In one of his famous Teshuvah lectures, the Rav distinguished between Kapparah and Taharah. Kapparah, atonement, can be achieved by the Avodah without any effort on the part of the sinner to repent. His sin is removed and he is protected from divine punishment. “However, his personality remains contaminated, and this condition may be remedied only through ‘Tevilah,’ that is, by wholehearted repentance… without personal repentance Taharah is unthinkable” (Pinchas Peli translation of Al ha-Teshuva). The Rav elaborates on this idea, quoting the Gemara from Sanhedrin that discusses those who are disqualified as witnesses (gamblers, usurers, and pigeon racers are among that list). “When are they considered to have repented (and thus become qualified to be witnesses)? Gamblers… when they break up their dice and undergo a complete reformation to the extent that they will not even play recreationally. Usurers – when they tear up their bills and undergo a complete reformation to the extent that they will not lend interest even to a Nochri. Pigeon racers… when they break their pigeon traps and undergo a complete reformation to the extent that they will not even race in the desert (where there is no one to see or pay)” (Sanhedrin 25b). Taharah, the complete forgiveness of sin, is possible only once one commits to distance oneself as far away as possible from those misdeeds.
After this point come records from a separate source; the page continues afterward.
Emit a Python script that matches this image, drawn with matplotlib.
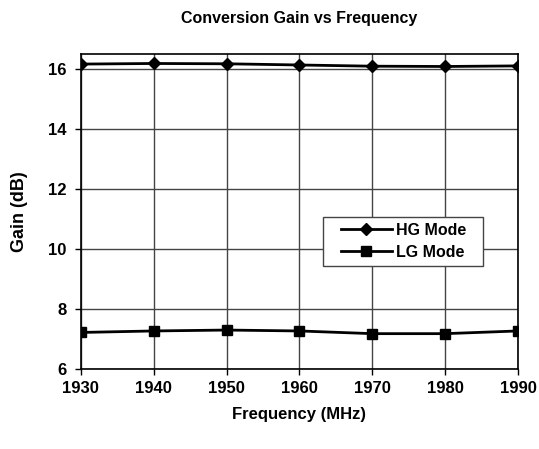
import matplotlib
matplotlib.use("Agg")
import matplotlib.pyplot as plt
from matplotlib.patches import Rectangle

freq = [1930, 1940, 1950, 1960, 1970, 1980, 1990]
hg_gain = [16.16, 16.18, 16.17, 16.13, 16.09, 16.08, 16.10]
lg_gain = [7.22, 7.27, 7.30, 7.27, 7.18, 7.18, 7.27]
yticks = [6, 8, 10, 12, 14, 16]

plt.rcParams['font.family'] = ['Liberation Sans Narrow', 'Liberation Sans', 'DejaVu Sans']
plt.rcParams['font.weight'] = 'bold'

fig = plt.figure(figsize=(5.39, 4.49), dpi=100)
ax = fig.add_axes([0.150, 0.178, 0.811, 0.702])

ax.plot(freq, hg_gain, color='black', lw=2, marker='D', ms=6, label='HG Mode')
ax.plot(freq, lg_gain, color='black', lw=2, marker='s', ms=7, label='LG Mode')

ax.set_xlim(1930, 1990)
ax.set_ylim(6, 16.5)
ax.set_xticks(freq)
ax.set_yticks(yticks)
ax.grid(True, color='#444444', lw=1)
ax.tick_params(axis='both', labelsize=12, direction='out', length=4.5, width=1)
ax.tick_params(axis='x', pad=4)
ax.tick_params(axis='y', pad=6)
for s in ax.spines.values():
    s.set_linewidth(1.2)

ax.set_title('Conversion Gain vs Frequency', fontsize=11.5, fontweight='bold', pad=22)
ax.set_xlabel('Frequency (MHz)', fontsize=12, fontweight='bold', labelpad=8)
ax.set_ylabel('Gain (dB)', fontsize=13, fontweight='bold', labelpad=14)

# legend frame drawn as its own box (wider than the entries, like the original)
ax.add_patch(Rectangle((0.554, 0.327), 0.366, 0.156, transform=ax.transAxes,
                       facecolor='white', edgecolor='#444444', lw=1, zorder=3))
leg = ax.legend(loc='center', bbox_to_anchor=(0.738, 0.405), fontsize=11.5,
                frameon=False, handlelength=3.2, labelspacing=0.45, handletextpad=0.25)
leg.set_zorder(5)

fig.savefig('out.png', dpi=100)
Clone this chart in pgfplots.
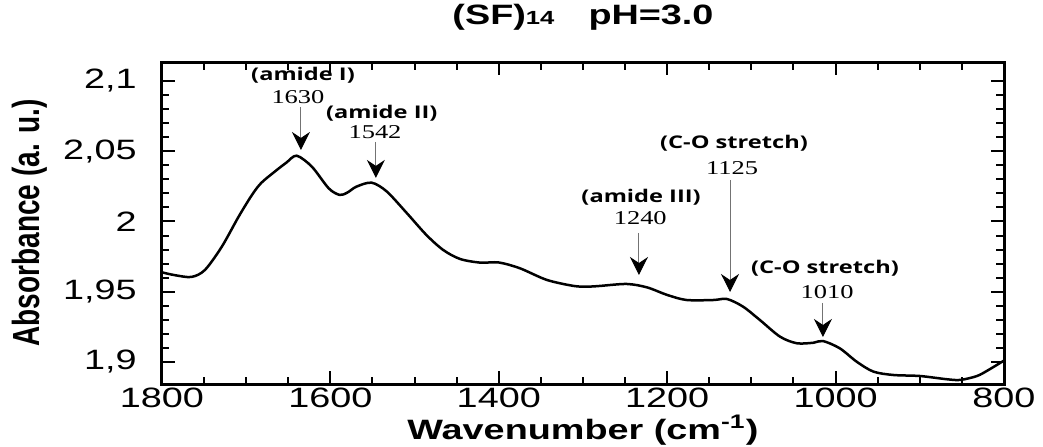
\documentclass[border=0pt]{standalone}
\usepackage{fontspec}
\setmainfont{Liberation Sans}
\newfontfamily\annfont{Open Sans}
\newfontfamily\numfont{Liberation Serif}
\usepackage{pgfplots}
\pgfplotsset{compat=1.18}
\usetikzlibrary{arrows.meta}
% the reference is stretched horizontally, so is its text
\newcommand{\sx}[1]{\scalebox{1.35}[1]{#1}}
\tikzset{
  lab/.style={inner sep=0pt, font=\fontsize{8.75}{10}\selectfont\annfont\bfseries},
  num/.style={inner sep=0pt, font=\fontsize{9.8}{11}\selectfont\numfont},
  pk/.style={black!55, line width=0.5pt, -{Stealth[length=9pt,width=9pt,inset=3pt,black]}},
}

\begin{document}
\begin{tikzpicture}
\begin{axis}[
  at={(0,0)}, anchor=south west,
  scale only axis, width=421pt, height=161pt,
  x dir=reverse, xmin=800, xmax=1800,
  ymin=1.8843, ymax=2.1135,
  xtick={800,1000,1200,1400,1600,1800},
  xticklabels={\sx{800},\sx{1000},\sx{1200},\sx{1400},\sx{1600},\sx{1800}},
  ytick={1.9,1.95,2,2.05,2.1},
  yticklabels={\sx{1,9},\sx{1,95},\sx{2},\sx{2,05},\sx{2,1}},
  minor x tick num=3, minor y tick num=4,
  tick align=inside,
  major tick length=6.5pt, minor tick length=3.75pt,
  every tick/.style={black, line width=1pt},
  axis line style={line width=1.5pt},
  ticklabel style={font=\fontsize{14}{16}\selectfont},
  xticklabel style={anchor=north, inner sep=0pt, yshift=-2pt},
  yticklabel style={anchor=east, inner sep=0pt, xshift=-12.5pt},
  xlabel={\sx{\bfseries Wavenumber (cm\textsuperscript{-1})}},
  xlabel style={at={(axis description cs:0.5,0)}, anchor=base, inner sep=0pt,
    yshift=-27.5pt, font=\fontsize{14}{16}\selectfont},
  ylabel={\scalebox{1}[1.35]{\bfseries Absorbance (a. u.)}},
  ylabel style={at={(axis description cs:-0.1568,0.5)}, anchor=center, inner sep=0pt,
    font=\fontsize{14}{16}\selectfont},
  title={\sx{\bfseries (SF){\fontsize{9.5}{10}\selectfont 14}\hspace{0.9em}pH=3.0}},
  title style={at={(axis description cs:0.5,1)}, anchor=base, inner sep=0pt,
    yshift=13pt, font=\fontsize{14}{16}\selectfont},
]
\addplot[black, line width=1.25pt, smooth] coordinates {
  (1800,1.9638) (1785,1.9618) (1765,1.9605) (1749,1.9655) (1729,1.9820)
  (1709,2.0034) (1693,2.0190) (1682,2.0275) (1665,2.0360) (1652,2.0420)
  (1640,2.0468) (1622,2.0390) (1602,2.0236) (1589,2.0189) (1580,2.0205)
  (1569,2.0248) (1551,2.0276) (1533,2.0213) (1509,2.0058) (1486,1.9904)
  (1466,1.9797) (1446,1.9733) (1422,1.9707) (1400,1.9708) (1375,1.9667)
  (1343,1.9584) (1311,1.9541) (1294,1.9536) (1280,1.9541) (1248,1.9555)
  (1224,1.9531) (1200,1.9477) (1177,1.9441) (1145,1.9441) (1129,1.9448)
  (1110,1.9394) (1090,1.9299) (1066,1.9180) (1046,1.9133) (1026,1.9137)
  (1015,1.9149) (995,1.9097) (975,1.9002) (955,1.8931) (931,1.8907)
  (900,1.8900) (868,1.8877) (852,1.8872) (832,1.8900) (817,1.8948)
  (800,1.9010)
};

% peak annotations
\node[lab] at (axis cs:1632.5,2.1043) {\sx{(amide I)}};
\node[num] at (axis cs:1638.5,2.0886) {\sx{1630}};
\draw[pk] (axis cs:1635,2.0815) -- (axis cs:1635,2.0509);

\node[lab] at (axis cs:1539,2.0772) {\sx{(amide II)}};
\node[num] at (axis cs:1547,2.0637) {\sx{1542}};
\draw[pk] (axis cs:1546,2.0566) -- (axis cs:1546,2.0310);

\node[lab] at (axis cs:1231,2.0174) {\sx{(amide III)}};
\node[num] at (axis cs:1232,2.0025) {\sx{1240}};
\draw[pk] (axis cs:1233.5,1.9918) -- (axis cs:1233.5,1.9619);

\node[lab] at (axis cs:1120.7,2.0559) {\sx{(C-O stretch)}};
\node[num] at (axis cs:1123,2.0380) {\sx{1125}};
\draw[pk] (axis cs:1125.4,2.0295) -- (axis cs:1125.4,1.9498);

\node[lab] at (axis cs:1012.6,1.9669) {\sx{(C-O stretch)}};
\node[num] at (axis cs:1010,1.9498) {\sx{1010}};
\draw[pk] (axis cs:1015,1.9420) -- (axis cs:1015,1.9178);
\end{axis}
\pgfresetboundingbox
\useasboundingbox (-81pt,-31pt) rectangle (440.5pt,192pt);
\end{tikzpicture}
\end{document}
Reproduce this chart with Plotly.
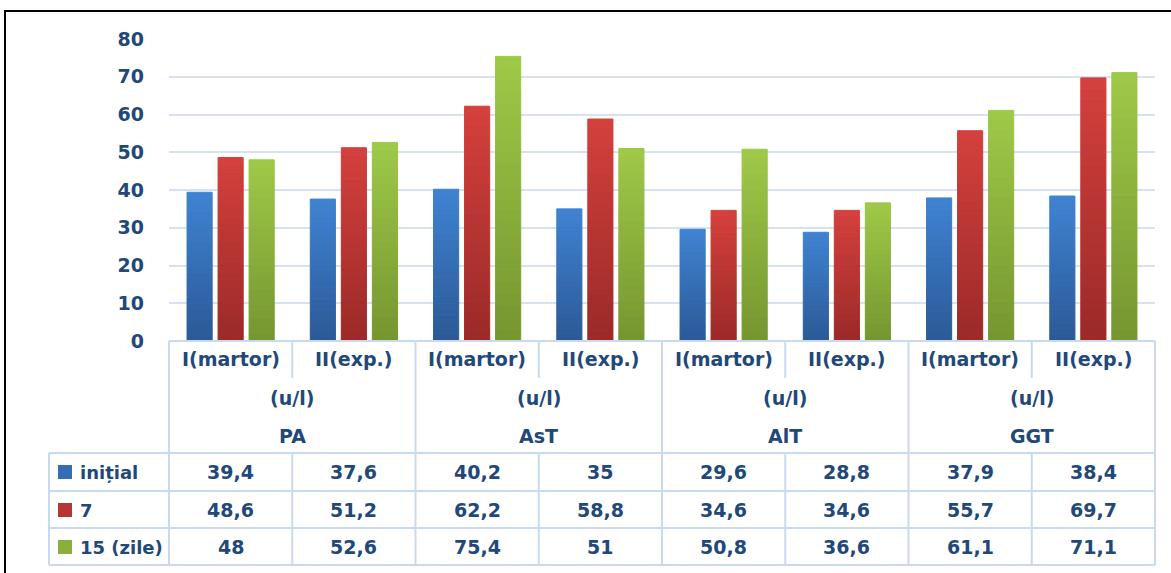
import plotly.graph_objs as go

# ---------------- Data ---------------- #
groups = ['PA', 'AsT', 'AlT', 'GGT']
subgroups = ['I(martor)', 'II(exp.)']
unit = '(u/l)'
y_ticks = [0, 10, 20, 30, 40, 50, 60, 70, 80]

initial = [39.4, 37.6, 40.2, 35, 29.6, 28.8, 37.9, 38.4]
day7 = [48.6, 51.2, 62.2, 58.8, 34.6, 34.6, 55.7, 69.7]
day15 = [48, 52.6, 75.4, 51, 50.8, 36.6, 61.1, 71.1]
series_names = ['inițial', '7', '15 (zile)']

# ---------------- Styles ---------------- #
W, H = 1171, 573
M_L, M_R, M_T, M_B = 169, 16, 39, 232
TEXT = '#214879'
GRID = '#d6e2f1'
FONT = 'DejaVu Sans'
# (top colour, bottom colour) for the gradient look
colors = [('#3f83d2', '#2b5996'), ('#d4403d', '#9a2a28'), ('#9fc948', '#759530')]
N_STEPS = 24

n_cat = len(initial)
x_pos = list(range(n_cat))
plot_w = W - M_L - M_R
plot_h = H - M_T - M_B


def px(x):
    return (x - M_L) / plot_w


def py(y):
    return (H - M_B - y) / plot_h


def mix(c1, c2, t):
    a = [int(c1[i:i + 2], 16) for i in (1, 3, 5)]
    b = [int(c2[i:i + 2], 16) for i in (1, 3, 5)]
    return 'rgb(%d,%d,%d)' % tuple(round(a[j] + (b[j] - a[j]) * t) for j in range(3))


def fmt(v):
    return f'{v:g}'.replace('.', ',')


# ---------------- Figure ---------------- #
fig = go.Figure()

all_series = [initial, day7, day15]
for s, vals in enumerate(all_series):
    top, bot = colors[s]
    # stacked slices inside one offset group give a vertical gradient
    for k in range(N_STEPS):
        c = mix(bot, top, (k + 0.5) / N_STEPS)
        fig.add_trace(go.Bar(
            x=x_pos,
            y=[v / N_STEPS for v in vals],
            offsetgroup=str(s),
            marker=dict(color=c, line=dict(width=1, color=c)),
            showlegend=False,
            hoverinfo='skip'
        ))

shapes = []
ann = []
line = dict(color='#c9daef', width=2)

# outer frame
shapes.append(dict(type='rect', xref='paper', yref='paper', x0=px(5), x1=px(1190),
                   y0=py(11), y1=py(600), line=dict(color='black', width=2)))

# table rows (pixel rows of the data table)
y_head_top, y_sub_bot, y_head_bot = 341, 378, 453
row_lines = [453, 491, 528, 565]
row_mid = [472, 510, 547]

# horizontal lines
shapes.append(dict(type='line', xref='paper', yref='paper', x0=0, x1=1,
                   y0=py(y_head_top), y1=py(y_head_top), line=line))
for r in row_lines:
    shapes.append(dict(type='line', xref='paper', yref='paper', x0=px(49), x1=1,
                       y0=py(r), y1=py(r), line=line))
shapes.append(dict(type='line', xref='paper', yref='paper', x0=px(49), x1=px(49),
                   y0=py(row_lines[0]), y1=py(row_lines[-1]), line=line))

# vertical lines at category boundaries
for i in range(n_cat + 1):
    xb = i / n_cat
    if i % 2 == 0:
        shapes.append(dict(type='line', xref='paper', yref='paper', x0=xb, x1=xb,
                           y0=py(y_head_top), y1=py(row_lines[-1]), line=line))
    else:
        shapes.append(dict(type='line', xref='paper', yref='paper', x0=xb, x1=xb,
                           y0=py(y_head_top), y1=py(y_sub_bot), line=line))
        shapes.append(dict(type='line', xref='paper', yref='paper', x0=xb, x1=xb,
                           y0=py(y_head_bot), y1=py(row_lines[-1]), line=line))

tfont = dict(family=FONT, size=19, color=TEXT, weight='bold')

# header texts
for i in range(n_cat):
    ann.append(dict(x=(i + 0.5) / n_cat, y=py(359), text=subgroups[i % 2]))
for g, name in enumerate(groups):
    xc = (2 * g + 1) / n_cat
    ann.append(dict(x=xc, y=py(398), text=unit))
    ann.append(dict(x=xc, y=py(436), text=name))

# value rows + legend keys
for r, vals in enumerate(all_series):
    for i, v in enumerate(vals):
        ann.append(dict(x=(i + 0.5) / n_cat, y=py(row_mid[r]), text=fmt(v)))
    ann.append(dict(x=px(78), y=py(row_mid[r]), text=series_names[r], xanchor='left',
                    font=dict(tfont, size=18)))
    top, bot = colors[r]
    shapes.append(dict(type='rect', xref='paper', yref='paper', x0=px(58), x1=px(72),
                       y0=py(row_mid[r] + 7), y1=py(row_mid[r] - 7),
                       fillcolor=mix(bot, top, 0.5), line=dict(width=0)))

for a in ann:
    a.update(xref='paper', yref='paper', showarrow=False)
    a.setdefault('font', tfont)
    a.setdefault('xanchor', 'center')
    a['yanchor'] = 'middle'

fig.update_layout(
    width=W, height=H,
    margin=dict(l=M_L, r=M_R, t=M_T, b=M_B),
    paper_bgcolor='white', plot_bgcolor='white',
    barmode='relative', bargap=0.245, bargroupgap=0.19,
    shapes=shapes, annotations=ann,
    xaxis=dict(range=[-0.5, n_cat - 0.5], showticklabels=False, showgrid=False,
               zeroline=False, ticks=''),
    yaxis=dict(range=[0, 80], tickvals=y_ticks, showgrid=True, gridcolor=GRID, gridwidth=2,
               zeroline=False, ticks='', ticklabelstandoff=24,
               tickfont=dict(family=FONT, size=19, color=TEXT, weight='bold')),
)

# page body margin off so the chart sits at the window's top-left corner
fig.write_html("out.html", config={'displayModeBar': False},
               post_script="document.body.style.margin='0';")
The Se’ir HaMishtalei’ach perfectly symbolizes the idea of Teshuvah Shel Taharah: the firm resolve to banish all sinful acts from one’s behavior and to devote oneself to Hashem and His Mitzvot. In Selichot we recite the Pasuk from Yeshayahu: “Machiti Cha’av Pesha’echa VeCheAnan Chatotecha Shuvah Eilay Ki Ge’alticha,” “I have erased your sins as a mist and your transgressions as a cloud, return to Me for I have redeemed you! (44:22). When the effort is made to purify the personality from sin and completely transform one’s very being, sins will be forgiven and forgotten, allowing us to return fully to Hashem.